• [Set task]
Filter the records below down to lines containing "with".

• [Data rows]
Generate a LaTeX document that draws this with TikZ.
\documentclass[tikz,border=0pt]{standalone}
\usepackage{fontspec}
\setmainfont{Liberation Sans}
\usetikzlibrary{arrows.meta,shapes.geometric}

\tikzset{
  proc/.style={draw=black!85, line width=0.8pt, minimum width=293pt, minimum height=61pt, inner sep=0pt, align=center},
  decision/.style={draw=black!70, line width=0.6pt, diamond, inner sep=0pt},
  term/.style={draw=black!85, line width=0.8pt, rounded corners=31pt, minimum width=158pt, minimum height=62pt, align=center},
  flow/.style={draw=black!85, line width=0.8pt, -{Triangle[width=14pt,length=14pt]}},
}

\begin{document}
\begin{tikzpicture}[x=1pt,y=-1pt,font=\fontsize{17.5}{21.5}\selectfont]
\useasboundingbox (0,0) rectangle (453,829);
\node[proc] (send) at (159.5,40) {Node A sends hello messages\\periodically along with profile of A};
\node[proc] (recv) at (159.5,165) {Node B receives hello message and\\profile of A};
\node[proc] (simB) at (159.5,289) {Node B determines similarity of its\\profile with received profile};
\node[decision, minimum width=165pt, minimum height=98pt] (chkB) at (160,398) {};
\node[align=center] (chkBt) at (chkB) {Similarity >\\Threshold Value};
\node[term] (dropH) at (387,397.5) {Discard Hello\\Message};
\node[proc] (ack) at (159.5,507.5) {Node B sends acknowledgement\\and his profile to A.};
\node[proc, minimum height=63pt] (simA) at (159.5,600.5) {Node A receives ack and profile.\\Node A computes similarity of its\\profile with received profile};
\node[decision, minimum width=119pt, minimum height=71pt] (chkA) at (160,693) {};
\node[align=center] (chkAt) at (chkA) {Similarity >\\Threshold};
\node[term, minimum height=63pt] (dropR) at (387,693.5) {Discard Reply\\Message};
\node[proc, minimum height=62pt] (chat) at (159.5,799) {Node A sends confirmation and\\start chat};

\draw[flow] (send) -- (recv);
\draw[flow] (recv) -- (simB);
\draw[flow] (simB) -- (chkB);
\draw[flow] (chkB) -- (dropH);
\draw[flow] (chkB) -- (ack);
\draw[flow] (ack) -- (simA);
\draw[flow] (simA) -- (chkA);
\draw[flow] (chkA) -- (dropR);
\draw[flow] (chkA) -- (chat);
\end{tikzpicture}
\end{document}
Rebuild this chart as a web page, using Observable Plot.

• [Task result]
Generate a LaTeX document that draws this with TikZ.
\node[proc] (send) at (159.5,40) {Node A sends hello messages\\periodically along with profile of A};
\node[proc] (simB) at (159.5,289) {Node B determines similarity of its\\profile with received profile};
\node[proc, minimum height=63pt] (simA) at (159.5,600.5) {Node A receives ack and profile.\\Node A computes similarity of its\\profile with received profile};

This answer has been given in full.